Scientists from the National Science Foundation announced Wednesday morning that they have captured the first photo of a supermassive black hole and its shadow at the center of galaxy M87. This is the first source of optic evidence that black holes exist.
“We’ve exposed a part of our universe we’ve never seen before,” says Shep Doeleman, an astronomer at the Harvard-Smithsonian Center for Astrophysics, and director of the effort to capture the image, during a Wednesday news conference in Washington, D.C.
For over a decade, The Event Horizon Telescope Collaboration (EHT), a worldwide network of telescopes that gathered the image of the first black hole, along with a team of more than 200 researchers have worked on this project named “event horizon.” Through combining the power of eight telescopes around the world using Very-Long-Baseline-Interferometry, this effectively created a telescope about the size of the earth that was able to collect and process 5,000 trillion bytes of data into supercomputers so that the scientist could recover the image.
The telescopes accredited for producing this photo included ALMA, APEX, the IRAM 30-meter telescope, the James Clerk Maxwell Telescope, the Large Millimeter Telescope Alfonso Serrano, the Submillimeter Array, the Submillimeter Telescope and the South Pole Telescope.

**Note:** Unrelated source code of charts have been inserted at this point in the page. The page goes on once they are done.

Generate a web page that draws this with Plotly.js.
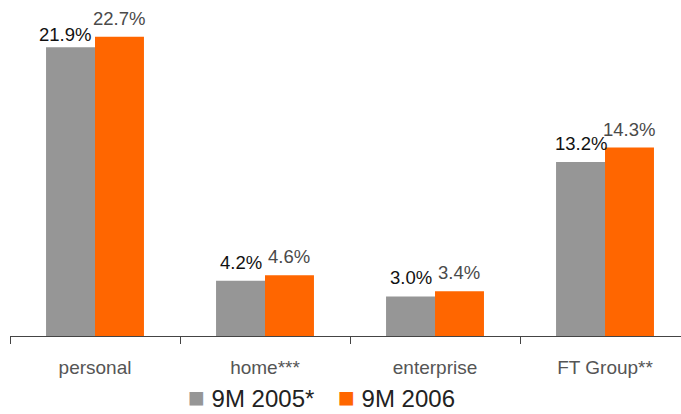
<!DOCTYPE html>
<html>
<head>
<meta charset="utf-8">
<script src="https://cdn.plot.ly/plotly-3.0.1.min.js"></script>
<style>
  html, body { margin: 0; padding: 0; background: #fff; }
  #chart { width: 681px; height: 414px; }
</style>
</head>
<body>
<div id="chart"></div>
<script>
// Segment labels along the x axis
const categories = ['personal', 'home***', 'enterprise', 'FT Group**'];
// Series names
const seriesNames = ['9M 2005*', '9M 2006'];
// Values in percent
const values2005 = [21.9, 4.2, 3.0, 13.2];
const values2006 = [22.7, 4.6, 3.4, 14.3];

const GREY = '#969696';
const ORANGE = '#ff6600';
const FONT = 'Liberation Sans, Arial, sans-serif';

const W = 681, H = 414;
const M = { l: 10, r: 0, t: 0, b: 78 };
const X_RANGE = [-0.5, 3.447];
const BARGAP = 0.424;

// pixel size of one category slot and the horizontal offset of each bar centre
const slotPx = (W - M.l - M.r) / (X_RANGE[1] - X_RANGE[0]);
const halfBarPx = slotPx * (1 - BARGAP) / 4;

const seriesValues = [values2005, values2006];
const seriesColors = [GREY, ORANGE];
const labelColors = ['#111111', '#4a4a4a'];

const traces = seriesValues.map((vals, i) => ({
  type: 'bar', name: seriesNames[i], x: categories, y: vals,
  marker: { color: seriesColors[i], line: { width: 0 } },
  hoverinfo: 'skip', showlegend: false
}));

// value labels above each bar; the first pair sits close together,
// so its left label is tucked slightly left and lower to keep them apart
const annotations = [];
seriesValues.forEach((vals, i) => {
  vals.forEach((v, j) => {
    const tucked = (i === 0 && j === 0);
    annotations.push({
      xref: 'x', yref: 'y', x: categories[j], y: v,
      xshift: (i === 0 ? -1 : 1) * halfBarPx + (tucked ? -6 : 0),
      yshift: tucked ? 0 : 6,
      xanchor: 'center', yanchor: 'bottom', showarrow: false,
      text: v.toFixed(1) + '%',
      font: { family: FONT, size: 18.5, color: labelColors[i] }
    });
  });
});

// legend keys beneath the axis
const keyX = [0.2638, 0.4873];
seriesNames.forEach((name, i) => {
  annotations.push({
    xref: 'paper', yref: 'paper', x: keyX[i], y: -M.b / (H - M.t - M.b),
    xanchor: 'left', yanchor: 'bottom', showarrow: false, borderpad: 0,
    text: '<span style="color:' + seriesColors[i] + ';font-size:28px">■</span> ' + name,
    font: { family: FONT, size: 24, color: '#222222' }
  });
});

const layout = {
  width: W, height: H,
  margin: { l: M.l, r: M.r, t: M.t, b: M.b, pad: 0 },
  paper_bgcolor: '#ffffff', plot_bgcolor: '#ffffff',
  barmode: 'group', bargap: BARGAP, bargroupgap: 0,
  showlegend: false,
  xaxis: {
    type: 'category', range: X_RANGE, fixedrange: true,
    showline: true, linecolor: '#444444', linewidth: 1,
    ticks: 'outside', tickson: 'boundaries', ticklen: 7, tickcolor: '#444444', tickwidth: 1,
    ticklabelstandoff: 14,
    tickfont: { family: FONT, size: 19, color: '#555555' },
    showgrid: false, zeroline: false
  },
  yaxis: {
    range: [0, 25.49], visible: false, showgrid: false, zeroline: false, fixedrange: true
  },
  annotations: annotations
};

Plotly.newPlot('chart', traces, layout, { staticPlot: true, displayModeBar: false });
</script>
</body>
</html>
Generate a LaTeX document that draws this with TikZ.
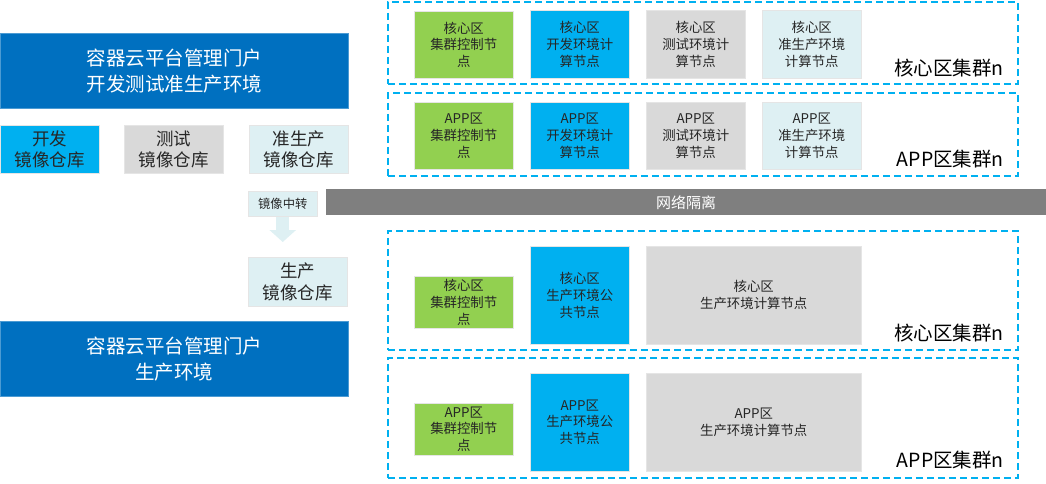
\documentclass[tikz,border=0pt]{standalone}
\usepackage{fontspec}
\setmainfont{Noto Sans CJK SC}
\usetikzlibrary{arrows.meta}

\definecolor{portalblue}{HTML}{0070C0}
\definecolor{devblue}{HTML}{00B0F0}
\definecolor{ctrlgreen}{HTML}{92D050}
\definecolor{testgray}{HTML}{D9D9D9}
\definecolor{prelight}{HTML}{DEF0F3}
\definecolor{bargray}{HTML}{7F7F7F}

\begin{document}
\begin{tikzpicture}[
  x=1pt, y=-1pt,
  base/.style={anchor=north west, inner sep=0pt, align=center, draw=white!80!gray, line width=0.5pt, text=black!85},
  portal/.style={base, fill=portalblue, draw=portalblue!70!white, text=white, minimum width=348, minimum height=75, font=\fontsize{19.5}{26}\selectfont},
  repo/.style={base, minimum width=99, minimum height=48, font=\fontsize{17.5}{21.5}\selectfont},
  cell/.style={base, minimum width=99, font=\fontsize{13.4}{16.7}\selectfont},
  cluster/.style={anchor=north west, inner sep=0pt, draw=devblue, line width=1.6pt, dash pattern=on 7pt off 4pt, minimum width=630},
  tag/.style={anchor=base east, inner sep=0pt, font=\fontsize{19.5}{22}\selectfont, text=black},
  blockarr/.style={line width=13pt, draw=prelight, -{Triangle[width=26pt, length=12pt]}, shorten >=15pt}
]
\useasboundingbox (0,0) rectangle (1046,483);

% left side: portals and image registries
\node[portal] (devportal) at (0,33) {容器云平台管理门户\\开发测试准生产环境};
\node[repo, fill=devblue] (devrepo) at (0,125) {开发\\镜像仓库};
\node[repo, fill=testgray] (testrepo) at (124,125) {测试\\镜像仓库};
\node[repo, fill=prelight] (prerepo) at (249,125) {准生产\\镜像仓库};
\node[base, fill=prelight, minimum width=69, minimum height=25, font=\fontsize{12.3}{14}\selectfont] (relay) at (248,191) {镜像中转};
\node[repo, fill=prelight, minimum height=49] (prodrepo) at (248,257) {生产\\镜像仓库};
\node[portal] (prodportal) at (0,321) {容器云平台管理门户\\生产环境};
\draw[blockarr] (relay.south) -- (relay.south |- prodrepo.north);

% network isolation bar
\node[anchor=north west, inner sep=0pt, fill=bargray, text=white, minimum width=720, minimum height=26, font=\fontsize{15}{18}\selectfont] (isolation) at (326,189) {网络隔离};

% clusters, non-production
\node[cluster, minimum height=82] (corecluster) at (387,1) {};
\node[cluster, minimum height=83] (appcluster) at (387,92) {};
\node[cell, fill=ctrlgreen, minimum height=67] (corectrl) at (414,11) {核心区\\集群控制节\\点};
\node[cell, fill=devblue, minimum height=68] (coredev) at (530,10) {核心区\\开发环境计\\算节点};
\node[cell, fill=testgray, minimum height=68] (coretest) at (646,10) {核心区\\测试环境计\\算节点};
\node[cell, fill=prelight, minimum height=68] (corepre) at (762,10) {核心区\\准生产环境\\计算节点};
\node[tag] (coretag) at (1004,75) {核心区集群n};
\node[cell, fill=ctrlgreen, minimum height=67] (appctrl) at (414,102) {APP区\\集群控制节\\点};
\node[cell, fill=devblue, minimum height=67] (appdev) at (530,102) {APP区\\开发环境计\\算节点};
\node[cell, fill=testgray, minimum height=67] (apptest) at (646,102) {APP区\\测试环境计\\算节点};
\node[cell, fill=prelight, minimum height=67] (apppre) at (762,102) {APP区\\准生产环境\\计算节点};
\node[tag] (apptag) at (1004,166) {APP区集群n};

% clusters, production
\node[cluster, minimum height=119] (coreprodcluster) at (387,230) {};
\node[cluster, minimum height=120] (appprodcluster) at (387,357) {};
\node[cell, fill=ctrlgreen, minimum height=52] (coreprodctrl) at (414,276) {核心区\\集群控制节\\点};
\node[cell, fill=devblue, minimum height=98] (coreprodpub) at (530,246) {核心区\\生产环境公\\共节点};
\node[cell, fill=testgray, minimum width=215, minimum height=98] (coreprodcalc) at (646,246) {核心区\\生产环境计算节点};
\node[tag] (coreprodtag) at (1004,340) {核心区集群n};
\node[cell, fill=ctrlgreen, minimum height=52] (appprodctrl) at (414,403) {APP区\\集群控制节\\点};
\node[cell, fill=devblue, minimum height=98] (appprodpub) at (530,373) {APP区\\生产环境公\\共节点};
\node[cell, fill=testgray, minimum width=215, minimum height=98] (appprodcalc) at (646,373) {APP区\\生产环境计算节点};
\node[tag] (appprodtag) at (1004,467) {APP区集群n};
\end{tikzpicture}
\end{document}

“The observations were a coordinated dance in which we simultaneously pointed our telescopes in a carefully planned sequence,” says Daniel Marrone, associate professor of astronomy at the University of Arizona. “To make sure these observations were truly simultaneous, so that we could see the same wavefront of light as it landed on each telescope, we used extremely precise atomic clocks at each of the telescopes.”
So what exactly are black holes? According to NASA, a black hole can be defined as a place in space where gravity pulls so much, that even light cannot escape. The gravity is so powerful due to the matter being squeezed into a tiny space. They are very difficult to see because gravity pulls all source of light toward the center of the black hole. They are thought to be formed after a star dies in an event called a supernova where a star explodes into space. The size of a black hole varies from the size of an atom to a “supermassive.”
The M87 supermassive black hole is believed to be the largest black hole visible from Earth. Black holes are usually perceived as invisible due to the large shadow they cast, however, they are able to be spotted because of their interactions with other material throughout space.
This discovery has forwarded both Albert Einstein’s Theory of General Relativity and Steven Hawking’s idea of “Hawking Radiation” as scientists look for more answers into the unknowns about black holes. This photo is only to the beginning of a quest to fully understand they exist within our universe.